C’est vrai, si vous donnez de l’argent aux consommateurs américains, ceux-ci s’empresseront de le dépenser sans s’inquiéter une seconde des conséquences à long terme de l’augmentation de la dette publique qui a permis de leur donner cet argent. Les consommateurs allemands (et néerlandais), en revanche, se soucient des effets à long terme de ces politiques et adaptent leur épargne en conséquence. Ils sont également plus attachés à une "culture de la stabilité" que les Américains. Les conséquences des politiques de rigueur (ou de relance) peuvent donc être très différentes en Europe du Nord et aux Etats-Unis.

Le "modèle unique" d'analyse n'est pas adapté aux problèmes européens

Le "modèle unique" d’analyse utilisé par bon nombre d’économistes américains n’est tout simplement pas adapté aux problèmes européens. Derrière le plan de rigueur allemand se cache également l’importante question du leadership économique. Angela Merkel est en baisse dans les sondages parce qu’elle a perdu l’initiative en Europe face au plan de sauvetage de la France.
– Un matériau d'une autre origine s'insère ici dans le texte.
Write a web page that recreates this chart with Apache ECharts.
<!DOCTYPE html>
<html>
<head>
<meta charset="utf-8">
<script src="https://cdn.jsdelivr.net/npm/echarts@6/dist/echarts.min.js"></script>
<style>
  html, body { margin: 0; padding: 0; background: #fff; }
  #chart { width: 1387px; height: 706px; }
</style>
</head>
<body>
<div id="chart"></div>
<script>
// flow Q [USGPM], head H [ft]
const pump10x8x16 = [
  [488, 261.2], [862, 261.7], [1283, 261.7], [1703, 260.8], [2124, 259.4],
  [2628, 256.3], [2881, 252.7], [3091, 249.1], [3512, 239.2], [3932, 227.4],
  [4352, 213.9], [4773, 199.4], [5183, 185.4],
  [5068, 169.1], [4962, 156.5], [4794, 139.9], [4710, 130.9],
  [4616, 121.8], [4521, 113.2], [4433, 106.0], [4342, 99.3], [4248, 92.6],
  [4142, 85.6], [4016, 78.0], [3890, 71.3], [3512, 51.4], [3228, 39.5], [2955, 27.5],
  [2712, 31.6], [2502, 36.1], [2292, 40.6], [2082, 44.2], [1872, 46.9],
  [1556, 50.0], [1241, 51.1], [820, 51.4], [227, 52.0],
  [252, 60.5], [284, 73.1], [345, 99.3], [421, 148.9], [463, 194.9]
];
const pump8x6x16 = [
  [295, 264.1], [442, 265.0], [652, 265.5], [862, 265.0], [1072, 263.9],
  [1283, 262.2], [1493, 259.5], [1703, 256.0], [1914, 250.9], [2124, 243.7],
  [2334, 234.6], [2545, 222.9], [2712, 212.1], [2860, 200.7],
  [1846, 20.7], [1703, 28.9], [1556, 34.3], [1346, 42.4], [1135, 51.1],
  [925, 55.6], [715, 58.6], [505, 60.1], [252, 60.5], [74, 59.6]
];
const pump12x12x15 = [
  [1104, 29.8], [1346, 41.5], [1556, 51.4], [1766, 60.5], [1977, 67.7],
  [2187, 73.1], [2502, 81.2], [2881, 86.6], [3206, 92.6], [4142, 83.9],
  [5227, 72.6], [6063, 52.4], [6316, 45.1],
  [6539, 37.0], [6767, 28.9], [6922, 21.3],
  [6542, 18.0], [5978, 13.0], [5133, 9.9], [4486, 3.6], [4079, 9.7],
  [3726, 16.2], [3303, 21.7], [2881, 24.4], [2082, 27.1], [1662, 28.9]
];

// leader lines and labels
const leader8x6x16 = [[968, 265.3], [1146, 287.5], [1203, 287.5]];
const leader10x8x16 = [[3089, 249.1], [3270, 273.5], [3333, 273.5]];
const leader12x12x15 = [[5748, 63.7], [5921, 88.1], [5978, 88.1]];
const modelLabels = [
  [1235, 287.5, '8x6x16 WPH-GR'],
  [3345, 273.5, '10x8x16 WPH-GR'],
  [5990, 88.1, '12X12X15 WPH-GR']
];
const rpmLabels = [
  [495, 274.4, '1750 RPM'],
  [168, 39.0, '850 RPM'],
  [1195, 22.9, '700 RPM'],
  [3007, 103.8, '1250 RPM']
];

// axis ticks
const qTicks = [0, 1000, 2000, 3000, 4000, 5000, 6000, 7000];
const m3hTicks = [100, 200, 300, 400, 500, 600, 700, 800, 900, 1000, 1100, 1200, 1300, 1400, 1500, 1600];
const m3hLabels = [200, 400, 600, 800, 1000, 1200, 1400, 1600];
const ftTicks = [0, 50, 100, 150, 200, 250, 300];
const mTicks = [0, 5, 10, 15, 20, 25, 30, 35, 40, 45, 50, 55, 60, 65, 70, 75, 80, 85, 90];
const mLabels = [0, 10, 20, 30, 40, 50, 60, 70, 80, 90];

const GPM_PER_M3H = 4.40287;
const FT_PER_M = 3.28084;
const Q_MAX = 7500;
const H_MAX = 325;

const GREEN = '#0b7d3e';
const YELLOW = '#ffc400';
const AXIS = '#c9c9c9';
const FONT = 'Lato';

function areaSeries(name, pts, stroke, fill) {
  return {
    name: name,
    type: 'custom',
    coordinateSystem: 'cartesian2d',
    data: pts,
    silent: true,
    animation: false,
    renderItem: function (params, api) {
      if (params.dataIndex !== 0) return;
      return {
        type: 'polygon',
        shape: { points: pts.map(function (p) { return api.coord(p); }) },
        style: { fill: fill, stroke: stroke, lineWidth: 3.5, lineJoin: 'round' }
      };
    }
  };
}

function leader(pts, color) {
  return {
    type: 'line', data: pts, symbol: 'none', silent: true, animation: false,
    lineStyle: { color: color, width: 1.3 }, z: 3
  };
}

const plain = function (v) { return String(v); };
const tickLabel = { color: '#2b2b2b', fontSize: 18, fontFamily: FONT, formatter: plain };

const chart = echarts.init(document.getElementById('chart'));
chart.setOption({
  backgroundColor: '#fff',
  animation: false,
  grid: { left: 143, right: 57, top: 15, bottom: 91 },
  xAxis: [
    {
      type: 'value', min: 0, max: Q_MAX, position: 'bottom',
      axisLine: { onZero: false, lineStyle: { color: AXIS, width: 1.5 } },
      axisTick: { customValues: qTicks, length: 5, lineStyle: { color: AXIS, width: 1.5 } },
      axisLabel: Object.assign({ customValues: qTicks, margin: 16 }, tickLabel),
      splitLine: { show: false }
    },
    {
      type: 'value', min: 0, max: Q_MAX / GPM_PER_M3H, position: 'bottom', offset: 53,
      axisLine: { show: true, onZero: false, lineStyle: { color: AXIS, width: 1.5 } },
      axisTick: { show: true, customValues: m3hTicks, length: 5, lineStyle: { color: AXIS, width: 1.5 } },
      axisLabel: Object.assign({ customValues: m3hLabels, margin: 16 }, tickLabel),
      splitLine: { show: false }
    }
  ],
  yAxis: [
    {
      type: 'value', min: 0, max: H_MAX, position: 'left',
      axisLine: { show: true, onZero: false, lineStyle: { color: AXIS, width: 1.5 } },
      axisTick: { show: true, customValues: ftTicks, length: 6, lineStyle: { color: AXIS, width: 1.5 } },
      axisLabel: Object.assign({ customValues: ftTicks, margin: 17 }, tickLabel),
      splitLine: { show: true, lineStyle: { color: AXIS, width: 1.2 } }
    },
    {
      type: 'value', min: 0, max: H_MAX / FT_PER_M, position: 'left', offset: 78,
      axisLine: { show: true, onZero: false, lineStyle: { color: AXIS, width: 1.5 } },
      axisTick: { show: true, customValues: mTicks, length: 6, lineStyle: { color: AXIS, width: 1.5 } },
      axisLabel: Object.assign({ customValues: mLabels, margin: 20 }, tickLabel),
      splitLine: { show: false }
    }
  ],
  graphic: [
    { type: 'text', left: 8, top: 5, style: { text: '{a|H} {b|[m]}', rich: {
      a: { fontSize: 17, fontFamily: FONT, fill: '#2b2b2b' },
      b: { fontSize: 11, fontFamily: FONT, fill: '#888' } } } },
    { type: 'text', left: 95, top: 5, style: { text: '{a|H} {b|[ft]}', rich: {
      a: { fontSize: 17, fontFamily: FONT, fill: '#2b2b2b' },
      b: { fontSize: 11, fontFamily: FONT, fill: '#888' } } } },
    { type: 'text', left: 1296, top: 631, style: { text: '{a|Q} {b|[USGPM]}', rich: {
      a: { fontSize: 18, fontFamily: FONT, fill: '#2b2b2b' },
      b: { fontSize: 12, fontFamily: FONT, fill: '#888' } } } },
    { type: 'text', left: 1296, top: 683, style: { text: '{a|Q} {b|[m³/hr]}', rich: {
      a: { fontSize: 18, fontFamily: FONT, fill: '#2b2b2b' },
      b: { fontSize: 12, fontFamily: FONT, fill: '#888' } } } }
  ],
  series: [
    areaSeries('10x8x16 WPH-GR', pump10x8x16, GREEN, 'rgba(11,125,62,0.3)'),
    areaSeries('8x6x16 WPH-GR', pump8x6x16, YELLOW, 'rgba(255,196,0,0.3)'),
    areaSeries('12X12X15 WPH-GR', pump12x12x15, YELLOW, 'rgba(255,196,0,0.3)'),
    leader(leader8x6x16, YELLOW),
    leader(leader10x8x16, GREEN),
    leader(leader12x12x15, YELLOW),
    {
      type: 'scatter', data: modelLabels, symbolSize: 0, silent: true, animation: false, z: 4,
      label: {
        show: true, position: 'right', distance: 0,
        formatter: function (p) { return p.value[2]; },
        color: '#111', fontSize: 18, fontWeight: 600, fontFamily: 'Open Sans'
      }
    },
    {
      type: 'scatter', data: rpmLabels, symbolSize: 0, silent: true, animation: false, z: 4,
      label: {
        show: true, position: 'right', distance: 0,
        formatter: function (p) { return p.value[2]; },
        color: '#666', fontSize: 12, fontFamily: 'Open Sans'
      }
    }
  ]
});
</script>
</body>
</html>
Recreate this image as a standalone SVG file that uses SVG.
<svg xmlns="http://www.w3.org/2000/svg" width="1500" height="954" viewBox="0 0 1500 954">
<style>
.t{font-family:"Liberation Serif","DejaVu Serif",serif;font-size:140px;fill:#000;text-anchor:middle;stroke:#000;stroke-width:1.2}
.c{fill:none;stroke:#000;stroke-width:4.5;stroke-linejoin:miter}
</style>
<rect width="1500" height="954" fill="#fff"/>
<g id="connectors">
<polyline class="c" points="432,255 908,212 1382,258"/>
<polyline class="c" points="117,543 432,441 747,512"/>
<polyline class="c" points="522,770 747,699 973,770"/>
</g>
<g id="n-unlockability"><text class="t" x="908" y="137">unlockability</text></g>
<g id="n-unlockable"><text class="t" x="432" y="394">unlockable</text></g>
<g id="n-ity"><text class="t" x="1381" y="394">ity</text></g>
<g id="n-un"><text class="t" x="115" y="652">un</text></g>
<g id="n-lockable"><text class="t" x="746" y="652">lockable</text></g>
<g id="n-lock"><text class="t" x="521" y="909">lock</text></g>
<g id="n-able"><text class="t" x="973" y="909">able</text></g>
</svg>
Pour reprendre la main, l’Allemagne doit inciter les pays du sud de l’Europe comme la Grèce, l’Espagne, le Portugal et l’Italie à réduire leurs déficits et de manière considérable. Pour être crédible, il faut toutefois donner l’exemple. Comment l’Allemagne et les Pays-Bas pourraient-ils exiger d’Etats plus pauvres qu’ils prennent des mesures d’économie drastiques s’ils ne le faisaient pas eux-mêmes ?

Washington devrait comprendre cela. Barack Obama n’a pas intérêt à voir les problèmes d’endettement des Etats européens s’exporter aux Etats-Unis. Ces derniers et leurs banques sont aussi vulnérables à ce risque de contagion que n’importe quelle autre région du monde, peut-être même davantage. Avant d’appeler les dirigeants européens à ralentir leur politique de rigueur, le président américain devrait au moins tourner sept fois sa langue dans sa bouche.